We’re in a transition time in healthcare, one that scares a lot of hospitals and medical practice groups. Healthcare is going digital, and with digitalization comes the major tech and consumer companies. Amazon, Google, Apple, Walmart, CVS, Samsung and more have already entered healthcare, and the disruption will come quickly. Apple and Amazon, both worth over $1tn, have the money, power, scale, brands and reach to dramatically alter consumer behavior and, in this case, patient lives.
So how do current providers, HCPs and hospitals compete with such major tech companies? They do it by keeping up to date with what moves these giants – what they’re thinking about, what they’re currently making – and joining in on the game.
It comes down to three main categories, with significant overlap: the changing patient experience, new revenue streams, and additional services to offer.

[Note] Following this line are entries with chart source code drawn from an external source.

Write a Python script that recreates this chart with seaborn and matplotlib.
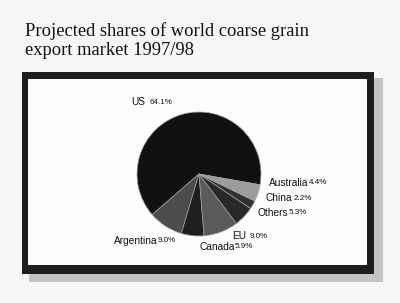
import numpy as np
import matplotlib
matplotlib.use("Agg")
import matplotlib.pyplot as plt
import seaborn as sns
from matplotlib.patches import Rectangle

#------------------------------------------------------------
# Datos del grafico
#------------------------------------------------------------
paises = ['US', 'Argentina', 'Canada', 'EU', 'Others', 'China', 'Australia']
shares = [64.1, 9.0, 5.9, 9.0, 5.3, 2.2, 4.4]
etiquetas_pct = ['64.1%', '9.0%', '5.9%', '9.0%', '5.3%', '2.2%', '4.4%']
colores = ['#111111', '#4c4c4c', '#1e1e1e', '#5a5a5a', '#282828', '#303030', '#9c9c9c']

# posiciones de etiquetas (pixeles desde arriba-izquierda) y separacion nombre-porcentaje
pos_nombre = [(131, 102), (114, 241), (199, 247), (232, 236), (257, 213), (265, 198), (269, 183)]
sep_pct = [5, 0, 0, 4, 1, 2, 0]

W, H = 400, 303

sns.set_theme(style="white")
plt.rcParams['font.family'] = ['Liberation Sans', 'DejaVu Sans']

fig = plt.figure(figsize=(W / 100, H / 100), dpi=100)
fig.patch.set_facecolor('#f6f6f6')
ax = fig.add_axes([0, 0, 1, 1])

def py(y):
  # convierte coordenada de pixel (desde arriba) a coordenada del eje
  return H - y

# Sombra, marco negro y fondo blanco
ax.add_patch(Rectangle((29, py(282)), 354, 204, facecolor='#c4c4c4', edgecolor='none', zorder=0))
ax.add_patch(Rectangle((22, py(274)), 352, 202, facecolor='#1e1e1e', edgecolor='none', zorder=1))
ax.add_patch(Rectangle((28, py(265)), 339, 186, facecolor='#fcfcfc', edgecolor='none', zorder=2))

# Titulo
fuente_titulo = ['Liberation Serif', 'DejaVu Serif']
fig.text(25 / W, 1 - 36 / H, 'Projected shares of world coarse grain',
         fontsize=13.3, family=fuente_titulo, color='#111111', va='baseline')
fig.text(25 / W, 1 - 55 / H, 'export market 1997/98',
         fontsize=13.3, family=fuente_titulo, color='#111111', va='baseline')

# Pastel
wedges, _ = ax.pie(shares, colors=colores, startangle=-10, counterclock=True,
                   center=(199, py(174)), radius=62, frame=True,
                   wedgeprops={'edgecolor': '#a0a0a0', 'linewidth': 0.5})
for w in wedges:
  w.set_zorder(3)
ax.set_xlim(0, W)
ax.set_ylim(0, H)
ax.set_aspect('equal')
ax.axis('off')

# Etiquetas: nombre y porcentaje justo a su derecha
fig.canvas.draw()
renderer = fig.canvas.get_renderer()
for nombre, pct, pn, sep in zip(paises, etiquetas_pct, pos_nombre, sep_pct):
  t = ax.text(pn[0], py(pn[1]), nombre, fontsize=7.3, color='#111111',
              ha='left', va='center', zorder=5)
  bb = t.get_window_extent(renderer=renderer)
  x_fin = ax.transData.inverted().transform((bb.x1, bb.y0))[0]
  ax.text(x_fin + sep, py(pn[1]), pct, fontsize=5.8, color='#111111',
          ha='left', va='center', zorder=5)

plt.savefig('out.png', dpi=100, facecolor=fig.get_facecolor())
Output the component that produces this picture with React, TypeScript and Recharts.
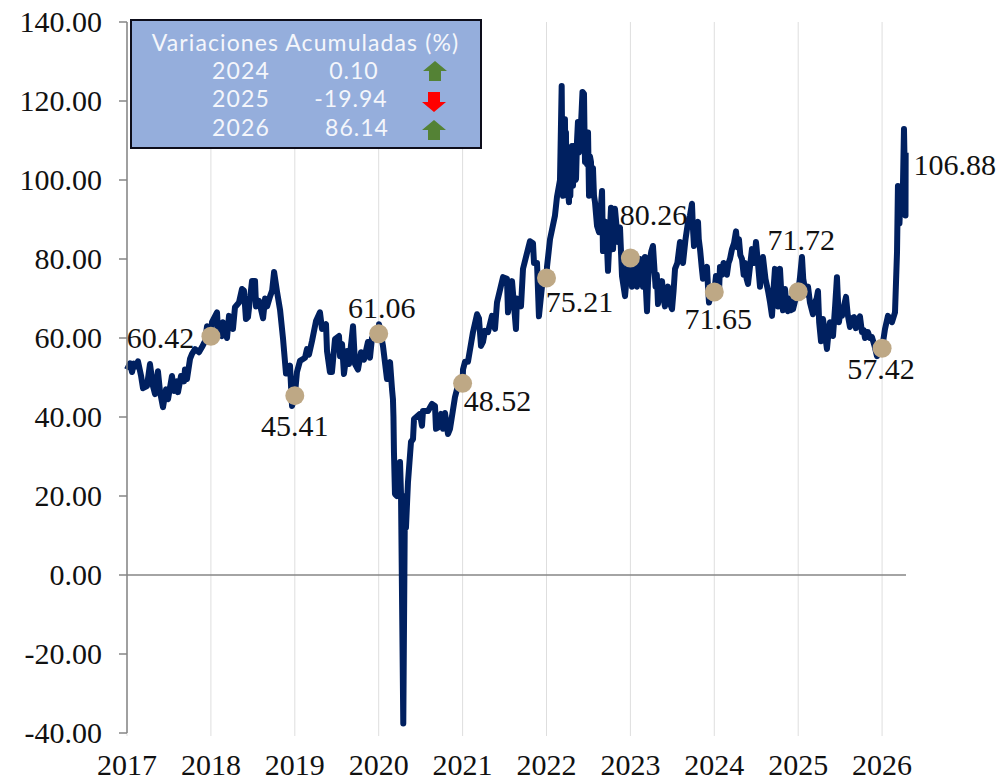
import React from "react";
import { ComposedChart, Line, Scatter, XAxis, YAxis, CartesianGrid, ReferenceLine } from "recharts";

const years2017 = [2017,2017.036,2017.06,2017.083,2017.107,2017.131,2017.167,2017.191,2017.238,2017.274,2017.31,2017.334,2017.369,2017.393,2017.429,2017.465,2017.489,2017.536,2017.56,2017.596,2017.608,2017.644,2017.679,2017.691,2017.715,2017.751,2017.775,2017.811,2017.858,2017.894,2017.93,2017.954,2017.977];
const prices2017 = [52,53.6,51.4,53.5,52.8,54.1,50.5,47.3,47.8,53.4,47.8,45.8,51.6,46.5,42.5,47,44.5,50.4,46.6,49,46.3,50.4,49,52,49.6,54.7,56,57.2,56.4,57.7,59.2,63,59.5];
const years2018 = [2018,2018.013,2018.073,2018.085,2018.132,2018.144,2018.192,2018.216,2018.263,2018.287,2018.335,2018.371,2018.394,2018.418,2018.442,2018.49,2018.526,2018.538,2018.574,2018.622,2018.646,2018.67,2018.706,2018.73,2018.753,2018.789,2018.825,2018.859,2018.895,2018.943,2018.967];
const prices2018 = [60.42,64,66.5,61.7,60.5,64,60,65.6,62.3,67.8,69,72.4,72,64.8,65.3,74.4,74.4,68,69.4,65,70,68,70.6,72,76.7,71.6,67,60,51,53,42.8];
const years2019 = [2019,2019.026,2019.062,2019.122,2019.145,2019.169,2019.205,2019.253,2019.3,2019.324,2019.372,2019.384,2019.419,2019.443,2019.479,2019.527,2019.539,2019.563,2019.586,2019.622,2019.646,2019.694,2019.718,2019.753,2019.789,2019.825,2019.872,2019.896,2019.92,2019.968];
const prices2019 = [45.41,51.4,54.2,55,57.2,55.8,59.2,64.3,66.5,62.3,63.5,56.7,51.4,51.4,59.7,60.5,55.4,58.5,50.9,56.7,53.4,63,53.4,52,56.4,54.5,59,55,60,61.8];
const years2020 = [2020,2020.004,2020.051,2020.099,2020.135,2020.159,2020.17,2020.176,2020.182,2020.194,2020.218,2020.254,2020.266,2020.293,2020.313,2020.325,2020.349,2020.385,2020.409,2020.421,2020.492,2020.516,2020.528,2020.588,2020.635,2020.671,2020.683,2020.719,2020.743,2020.767,2020.79,2020.826,2020.85,2020.909,2020.945];
const prices2020 = [61.06,63.5,58,49.6,53.9,47,44.5,40,31,20.5,20,28.6,20.5,-37.6,20,12,23.5,33.7,34.4,39.5,40.8,37.8,41.5,41.5,43.3,42.8,37,37.5,40.8,37,41,35.7,37,45,48];
const years2021 = [2021,2021.005,2021.029,2021.064,2021.124,2021.172,2021.195,2021.219,2021.243,2021.267,2021.303,2021.35,2021.386,2021.41,2021.482,2021.529,2021.541,2021.589,2021.636,2021.648,2021.696,2021.72,2021.803,2021.839,2021.851,2021.887,2021.91,2021.946];
const prices2021 = [48.52,52,54,54,61.5,66,65,58,59,61.8,61.5,65.6,62.3,69,75.4,75,66.5,74.4,62.3,70,68,77.5,84.5,84,79,79,65.5,73];
const years2022 = [2022,2022.006,2022.042,2022.101,2022.125,2022.161,2022.181,2022.19,2022.197,2022.205,2022.212,2022.22,2022.226,2022.232,2022.238,2022.244,2022.252,2022.26,2022.268,2022.276,2022.284,2022.292,2022.304,2022.31,2022.316,2022.328,2022.34,2022.346,2022.352,2022.364,2022.375,2022.387,2022.399,2022.411,2022.42,2022.429,2022.447,2022.453,2022.459,2022.47,2022.483,2022.495,2022.507,2022.518,2022.53,2022.542,2022.554,2022.566,2022.578,2022.602,2022.626,2022.662,2022.673,2022.709,2022.733,2022.769,2022.793,2022.816,2022.852,2022.876,2022.9,2022.936,2022.971];
const prices2022 = [75.21,78,85,91,95.7,100,123.8,100,96,108,97,115.4,100,112,98,97,108,96,94.4,105,96,104,108.6,99,98.5,106,108.6,100,100.3,110,114.7,107,112,114,118,122.3,121.8,112,104.6,110,104,112,96,106,104.6,97,103,96,94.4,88.4,86.8,97.2,82,89.4,77,93,82.5,92.7,84.3,88,75.7,70.6,79];
const years2023 = [2023,2023.008,2023.019,2023.03,2023.042,2023.055,2023.067,2023.079,2023.09,2023.102,2023.114,2023.126,2023.138,2023.15,2023.162,2023.174,2023.186,2023.198,2023.21,2023.222,2023.234,2023.25,2023.269,2023.285,2023.3,2023.315,2023.329,2023.345,2023.36,2023.377,2023.395,2023.412,2023.43,2023.448,2023.47,2023.496,2023.515,2023.532,2023.56,2023.591,2023.61,2023.627,2023.657,2023.687,2023.71,2023.734,2023.745,2023.758,2023.78,2023.806,2023.815,2023.83,2023.85,2023.865,2023.89,2023.913,2023.925,2023.937,2023.96,2023.98];
const prices2023 = [80.26,76,73,77,74,79,75,73,78,74,80,75,78,73,77,80.5,72,66.8,74,78,80,82,83.3,78,73,76,68.6,72,70,74.4,70,68,71,73,69,67.3,72,77.5,79,84.3,81,79,85,89.4,91,94,88,83.3,87,89.4,85,82.5,78,75,76,78,73,69,71,73];
const years2024 = [2024,2024.02,2024.038,2024.056,2024.068,2024.09,2024.11,2024.128,2024.15,2024.17,2024.187,2024.211,2024.235,2024.259,2024.275,2024.294,2024.31,2024.33,2024.35,2024.366,2024.385,2024.402,2024.425,2024.449,2024.475,2024.497,2024.52,2024.545,2024.56,2024.58,2024.61,2024.64,2024.665,2024.688,2024.705,2024.723,2024.74,2024.759,2024.77,2024.783,2024.8,2024.819,2024.83,2024.843,2024.86,2024.878,2024.895,2024.91,2024.938,2024.97];
const prices2024 = [71.65,75.7,73,71.6,78,76,79,78.5,76,79,80,82.5,84,87,83,85,81,80,76,79,75,73.7,78,82.5,79,84.3,79,73,77,80.5,75,72,69,65.6,72,77.5,72,68,73,77.5,71,67,70,72.4,68,66.8,70,67,67.3,70];
const years2025 = [2025,2025.02,2025.045,2025.06,2025.081,2025.1,2025.117,2025.14,2025.176,2025.2,2025.22,2025.236,2025.25,2025.272,2025.296,2025.32,2025.343,2025.36,2025.379,2025.4,2025.415,2025.44,2025.462,2025.475,2025.486,2025.505,2025.522,2025.545,2025.57,2025.59,2025.617,2025.64,2025.665,2025.688,2025.71,2025.736,2025.76,2025.78,2025.796,2025.815,2025.831,2025.855,2025.879,2025.91,2025.939,2025.97];
const prices2025 = [71.72,75,80.5,75,72.4,71,73,69,66,69,70,71.9,64,59.2,64.8,61,57.2,61,64,62,60.5,68,75.4,69,64,67,65.6,68,70.4,66,62.8,65,65.3,62.5,64,65.5,61.5,62,60,61.5,61.5,60,60.2,58,55.4,58];
const years2026 = [2026,2026.035,2026.07,2026.118,2026.154,2026.178,2026.189,2026.207,2026.225,2026.243,2026.261,2026.279,2026.281];
const prices2026 = [57.42,62.3,65.6,64,66.5,81.8,98.5,89,98,92,112.9,91,106.88];

const allYears = [...years2017,...years2018,...years2019,...years2020,...years2021,...years2022,...years2023,...years2024,...years2025,...years2026];
const allPrices = [...prices2017,...prices2018,...prices2019,...prices2020,...prices2021,...prices2022,...prices2023,...prices2024,...prices2025,...prices2026];
const priceRows = allYears.map((year, i) => ({ year, price: allPrices[i] }));

const markerYears = [2018,2019,2020,2021,2022,2023,2024,2025,2026,2026.281];
const markerValues = [60.42,45.41,61.06,48.52,75.21,80.26,71.65,71.72,57.42,106.88];
const markerRows = markerYears.map((year, i) => ({ year, price: markerValues[i] }));
// label centre offsets from the marker, in px
const labelDx = [-50.5,0,3,35,33,23,4,3,-1,49];
const labelDy = [1,29.5,-26,17,23.5,-43,26.5,-52,20,12];

const xTicks = [2017,2018,2019,2020,2021,2022,2023,2024,2025,2026];
const yTicks = [-40,-20,0,20,40,60,80,100,120,140];

const boxTitle = "Variaciones Acumuladas (%)";
const boxYears = ["2024","2025","2026"];
const boxChanges = ["0.10","-19.94","86.14"];

const SERIF = "'Liberation Serif', serif";
const SANS = "Lato, sans-serif";
const INK = "#111111";
const AXIS = "#868686";

function Marker(props: any) {
  const { cx, cy, index } = props;
  const isLast = index === markerValues.length - 1;
  return (
    <g>
      {!isLast && <circle cx={cx} cy={cy} r={9.5} fill="#BEA885" />}
      <text x={cx + labelDx[index]} y={cy + labelDy[index]} textAnchor="middle" dominantBaseline="central"
        fontFamily={SERIF} fontSize={30} fill={INK}>
        {markerValues[index].toFixed(2)}
      </text>
    </g>
  );
}

function Arrow({ x, y, up }: { x: number; y: number; up: boolean }) {
  const pts = up
    ? `${x},${y + 10} ${x + 12},${y} ${x + 24},${y + 10} ${x + 18},${y + 10} ${x + 18},${y + 20} ${x + 6},${y + 20} ${x + 6},${y + 10}`
    : `${x},${y + 10} ${x + 6},${y + 10} ${x + 6},${y} ${x + 18},${y} ${x + 18},${y + 10} ${x + 24},${y + 10} ${x + 12},${y + 20}`;
  return <polygon points={pts} fill={up ? "#548235" : "#FF0000"} />;
}

function InfoBox() {
  const rowY = [70, 98, 127];
  const valueX = [354, 351, 357];
  const arrowY = [61, 92, 120];
  return (
    <svg width={999} height={781} style={{ position: "absolute", left: 0, top: 0, pointerEvents: "none" }}>
      <rect x={131} y={20} width={350} height={128} fill="#95AEDC" stroke="#0D0D1A" strokeWidth={2} />
      <text x={305.5} y={42} textAnchor="middle" dominantBaseline="central" fontFamily={SANS} fontSize={23} letterSpacing={1.1} fill="#F4F6FB">{boxTitle}</text>
      {boxYears.map((yr, i) => (
        <g key={yr}>
          <text x={241} y={rowY[i]} textAnchor="middle" dominantBaseline="central" fontFamily={SANS} fontSize={23} letterSpacing={1.2} fill="#F4F6FB">{yr}</text>
          <text x={valueX[i]} y={rowY[i]} textAnchor="middle" dominantBaseline="central" fontFamily={SANS} fontSize={23} letterSpacing={1} fill="#F4F6FB">{boxChanges[i]}</text>
          <Arrow x={i === 0 ? 423 : 422} y={arrowY[i]} up={boxChanges[i][0] !== "-"} />
        </g>
      ))}
    </svg>
  );
}

export default function App() {
  return (
    <div style={{ position: "absolute", left: 0, top: 0, width: 999, height: 781, background: "#fff" }}>
      <ComposedChart width={999} height={781} data={priceRows} margin={{ top: 22, right: 93, bottom: 0, left: 0 }}>
        <CartesianGrid horizontal={false} vertical syncWithTicks stroke="#DEDEDE" strokeWidth={1} />
        <XAxis dataKey="year" type="number" domain={[2017, 2026.285]} ticks={xTicks}
          tickFormatter={(v: number) => String(v)} axisLine={false} tickLine={{ stroke: "#DEDEDE" }} tickSize={3}
          tickMargin={18} height={48} interval={0}
          tick={{ fontFamily: SERIF, fontSize: 30, fill: INK }} />
        <YAxis dataKey="price" type="number" domain={[-40, 140]} ticks={yTicks} width={127} interval={0}
          tickFormatter={(v: number) => v.toFixed(2)} axisLine={{ stroke: AXIS, strokeWidth: 1.5 }}
          tickLine={{ stroke: AXIS, strokeWidth: 1.5 }} tickSize={8} tickMargin={17}
          tick={{ fontFamily: SERIF, fontSize: 30, fill: INK, dy: -1 }} />
        <ReferenceLine y={0} stroke={AXIS} strokeWidth={1.5} />
        <Line dataKey="price" type="linear" stroke="#002060" strokeWidth={6} dot={false} activeDot={false}
          strokeLinejoin="round" strokeLinecap="butt" isAnimationActive={false} />
        <Scatter data={markerRows} dataKey="price" shape={<Marker />} isAnimationActive={false} />
      </ComposedChart>
      <InfoBox />
    </div>
  );
}
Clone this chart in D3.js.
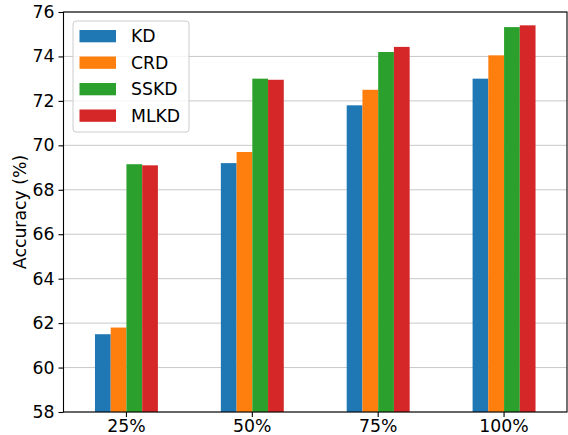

We’re seeing healthcare move out of the traditional clinic and into the patient’s home. The house call is back, both in person and by virtual care. Telemedicine, or virtual care, is expected to grow from an $18.1bn global industry in 2015 to a $41.2bn industry by 2021.
Patients will come to expect their healthcare on demand and everything online
In the US, some of the largest payers are pushing this agenda forward in a big way. The VA (Veterans Health Administration), the largest health system in the US; Kaiser Permanente, with 12 million patients; and United Healthcare, the largest private payer – all have jumped into virtual care. In addition, companies like Heal offer next day physician appointments, in home, for a standard copayment – and up to three times more time spent with the physician.
Patients will come to expect their healthcare on demand and everything online. Providers that don’t offer alternative clinic visits, online messaging, and easy online appointments and billing won’t be able to keep up.
NEW REVENUE STREAMS AND ADDITIONAL SERVICES TO OFFER
While some of the new services offered might not impact the bottom line directly with additional revenue, the majority likely will.
New services, in addition to virtual care and online interaction, can include transportation partnerships like the ones already appearing in the US. Many systems have partnered with Lyft and Uber to help get patients to their appointments, and the healthcare office can co-ordinate with patients both via smartphone and landline, making sure not to exclude people who don’t have a smartphone.
In the US, remote monitoring is now being reimbursed by Medicare, and with good reason. You can now send patients home with a tracking device or point-of-care diagnostic, helping catch potential problems early before the patient needs an expensive intervention. Existing practices can charge a subscription fee to the patient for remote monitoring, in addition to the initial virtual or in-person clinic visit to set up the remote monitoring, adding an additional revenue stream.
Apple has now partnered with hundreds of hospitals so that patients can download their electronic medical record (EMR) to their iPhones – the list includes a lot of the top health systems in the US such as Cedar-Sinai, Duke, Stanford and Harvard. This – combined with Oracle, IBM, Microsoft, Salesforce, Amazon and more taking a recent co-operative pact to remove the barriers for adoption in healthcare interoperability – means that soon we’ll be seeing more standardized and interoperable data, including EMRs as well as all the IoT devices.
The best way to stay on trend is by following what the major tech companies are moving into and figuring out how to incorporate this into your organization. Or, choose to stay exactly as you are and join the ranks of history along with Kodak. It’s your choice.